Stated problem »
Find the lines that contain the word "matplotlib" and copy each one.

Data section »
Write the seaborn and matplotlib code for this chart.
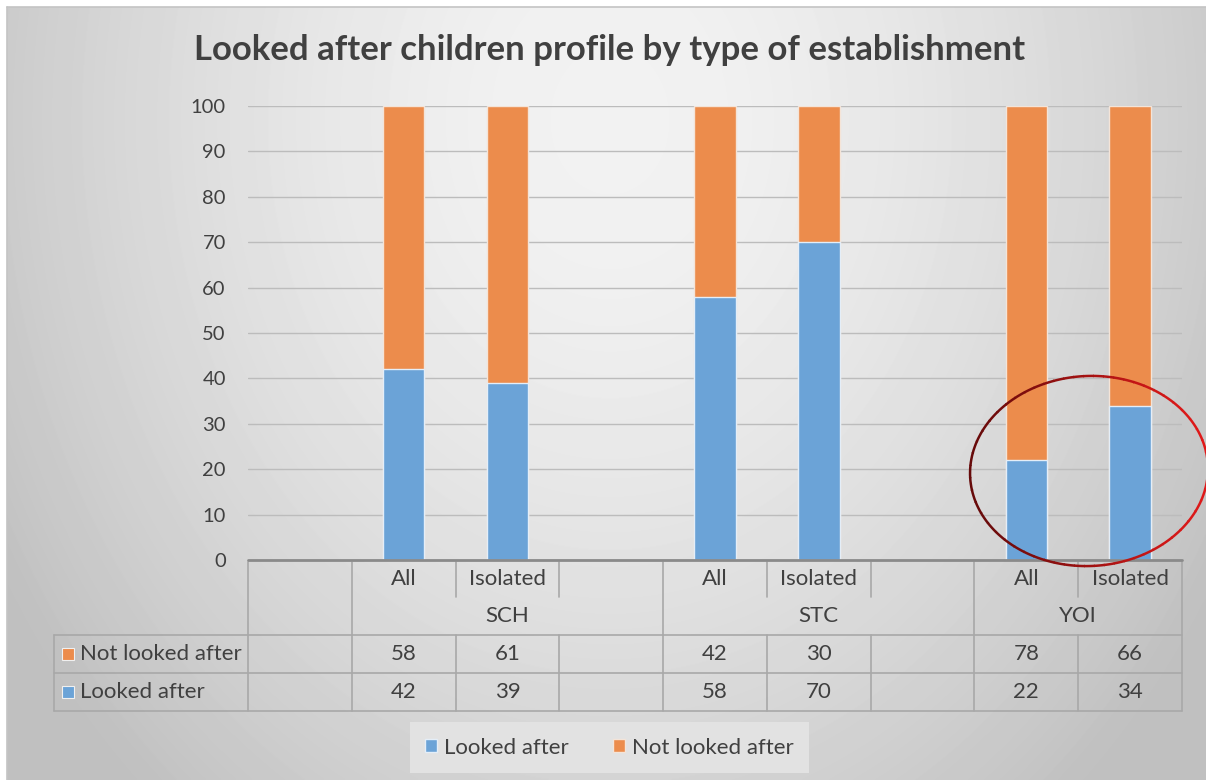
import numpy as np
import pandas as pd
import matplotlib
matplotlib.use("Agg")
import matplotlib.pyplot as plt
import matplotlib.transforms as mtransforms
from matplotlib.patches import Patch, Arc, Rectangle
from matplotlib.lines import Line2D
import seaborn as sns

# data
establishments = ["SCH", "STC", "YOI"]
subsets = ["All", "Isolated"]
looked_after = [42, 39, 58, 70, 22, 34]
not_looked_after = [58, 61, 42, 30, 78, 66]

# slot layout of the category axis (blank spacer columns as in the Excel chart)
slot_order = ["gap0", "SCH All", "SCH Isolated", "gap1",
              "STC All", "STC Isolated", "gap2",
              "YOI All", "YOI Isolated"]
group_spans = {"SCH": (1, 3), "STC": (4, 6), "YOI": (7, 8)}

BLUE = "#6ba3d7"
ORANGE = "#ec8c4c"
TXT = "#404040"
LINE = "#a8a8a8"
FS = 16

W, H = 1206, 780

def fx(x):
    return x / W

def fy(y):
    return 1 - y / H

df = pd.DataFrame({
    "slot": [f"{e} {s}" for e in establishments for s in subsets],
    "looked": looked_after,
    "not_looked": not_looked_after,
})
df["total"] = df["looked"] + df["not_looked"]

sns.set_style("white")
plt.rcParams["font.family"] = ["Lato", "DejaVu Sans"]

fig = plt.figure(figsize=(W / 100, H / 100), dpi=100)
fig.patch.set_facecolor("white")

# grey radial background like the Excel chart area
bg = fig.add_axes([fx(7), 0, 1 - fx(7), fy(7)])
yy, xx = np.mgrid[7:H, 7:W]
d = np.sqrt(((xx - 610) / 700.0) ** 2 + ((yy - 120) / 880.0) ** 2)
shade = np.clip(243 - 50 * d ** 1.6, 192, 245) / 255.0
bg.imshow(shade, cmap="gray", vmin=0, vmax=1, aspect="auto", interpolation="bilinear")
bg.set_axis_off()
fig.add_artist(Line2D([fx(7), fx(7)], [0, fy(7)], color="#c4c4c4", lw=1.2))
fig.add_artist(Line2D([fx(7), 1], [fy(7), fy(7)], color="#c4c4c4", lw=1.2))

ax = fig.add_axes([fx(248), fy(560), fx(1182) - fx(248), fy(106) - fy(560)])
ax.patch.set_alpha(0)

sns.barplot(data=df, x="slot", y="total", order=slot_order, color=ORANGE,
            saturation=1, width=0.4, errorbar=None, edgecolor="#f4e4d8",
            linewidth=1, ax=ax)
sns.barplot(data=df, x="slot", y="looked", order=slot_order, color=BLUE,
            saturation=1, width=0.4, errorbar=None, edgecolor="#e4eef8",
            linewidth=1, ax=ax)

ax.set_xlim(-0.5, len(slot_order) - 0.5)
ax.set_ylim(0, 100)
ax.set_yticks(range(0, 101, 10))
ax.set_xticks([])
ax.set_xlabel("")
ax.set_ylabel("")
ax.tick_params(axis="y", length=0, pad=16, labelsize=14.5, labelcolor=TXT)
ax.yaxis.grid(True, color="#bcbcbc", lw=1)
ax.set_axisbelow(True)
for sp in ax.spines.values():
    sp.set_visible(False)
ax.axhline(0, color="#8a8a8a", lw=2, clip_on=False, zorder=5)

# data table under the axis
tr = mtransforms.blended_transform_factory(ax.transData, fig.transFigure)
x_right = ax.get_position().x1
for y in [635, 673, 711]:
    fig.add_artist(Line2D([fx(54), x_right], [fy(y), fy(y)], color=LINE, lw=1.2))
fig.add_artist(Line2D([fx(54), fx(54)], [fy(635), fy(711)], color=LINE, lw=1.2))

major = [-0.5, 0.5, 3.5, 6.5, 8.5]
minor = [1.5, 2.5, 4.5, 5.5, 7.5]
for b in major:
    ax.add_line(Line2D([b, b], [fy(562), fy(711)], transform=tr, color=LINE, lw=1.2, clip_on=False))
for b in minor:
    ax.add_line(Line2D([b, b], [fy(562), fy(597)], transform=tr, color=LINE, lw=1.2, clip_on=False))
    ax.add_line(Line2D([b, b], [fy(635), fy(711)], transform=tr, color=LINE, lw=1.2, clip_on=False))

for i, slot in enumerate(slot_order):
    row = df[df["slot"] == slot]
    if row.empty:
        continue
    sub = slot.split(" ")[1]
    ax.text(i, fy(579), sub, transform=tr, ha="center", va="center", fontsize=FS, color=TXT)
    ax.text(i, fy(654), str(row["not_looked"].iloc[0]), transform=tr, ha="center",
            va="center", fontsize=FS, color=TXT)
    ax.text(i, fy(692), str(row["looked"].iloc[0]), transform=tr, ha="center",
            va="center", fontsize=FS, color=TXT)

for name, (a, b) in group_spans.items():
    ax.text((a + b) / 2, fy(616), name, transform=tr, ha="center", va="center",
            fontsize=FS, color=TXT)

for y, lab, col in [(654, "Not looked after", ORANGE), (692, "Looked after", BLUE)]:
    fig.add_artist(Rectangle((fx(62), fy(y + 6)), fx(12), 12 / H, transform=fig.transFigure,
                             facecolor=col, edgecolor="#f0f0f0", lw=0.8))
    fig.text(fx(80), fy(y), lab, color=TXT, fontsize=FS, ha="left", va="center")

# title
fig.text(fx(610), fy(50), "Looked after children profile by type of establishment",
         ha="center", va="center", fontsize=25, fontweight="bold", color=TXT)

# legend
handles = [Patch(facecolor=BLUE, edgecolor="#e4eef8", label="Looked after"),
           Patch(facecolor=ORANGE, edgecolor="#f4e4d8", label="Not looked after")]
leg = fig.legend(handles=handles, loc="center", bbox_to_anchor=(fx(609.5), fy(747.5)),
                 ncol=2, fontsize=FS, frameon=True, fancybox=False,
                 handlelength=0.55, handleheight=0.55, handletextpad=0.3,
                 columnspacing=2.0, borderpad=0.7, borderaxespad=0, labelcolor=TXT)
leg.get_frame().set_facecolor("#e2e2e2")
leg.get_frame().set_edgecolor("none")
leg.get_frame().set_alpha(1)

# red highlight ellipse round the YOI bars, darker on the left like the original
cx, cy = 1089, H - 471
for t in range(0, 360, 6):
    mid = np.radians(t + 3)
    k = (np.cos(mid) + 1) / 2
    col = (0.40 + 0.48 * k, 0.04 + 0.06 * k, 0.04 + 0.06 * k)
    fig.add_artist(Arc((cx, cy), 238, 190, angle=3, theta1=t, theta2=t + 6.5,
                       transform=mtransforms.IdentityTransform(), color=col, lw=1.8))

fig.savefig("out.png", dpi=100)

Answer to this task »
Write the seaborn and matplotlib code for this chart.
import matplotlib
matplotlib.use("Agg")
import matplotlib.pyplot as plt
import matplotlib.transforms as mtransforms
from matplotlib.patches import Patch, Arc, Rectangle
from matplotlib.lines import Line2D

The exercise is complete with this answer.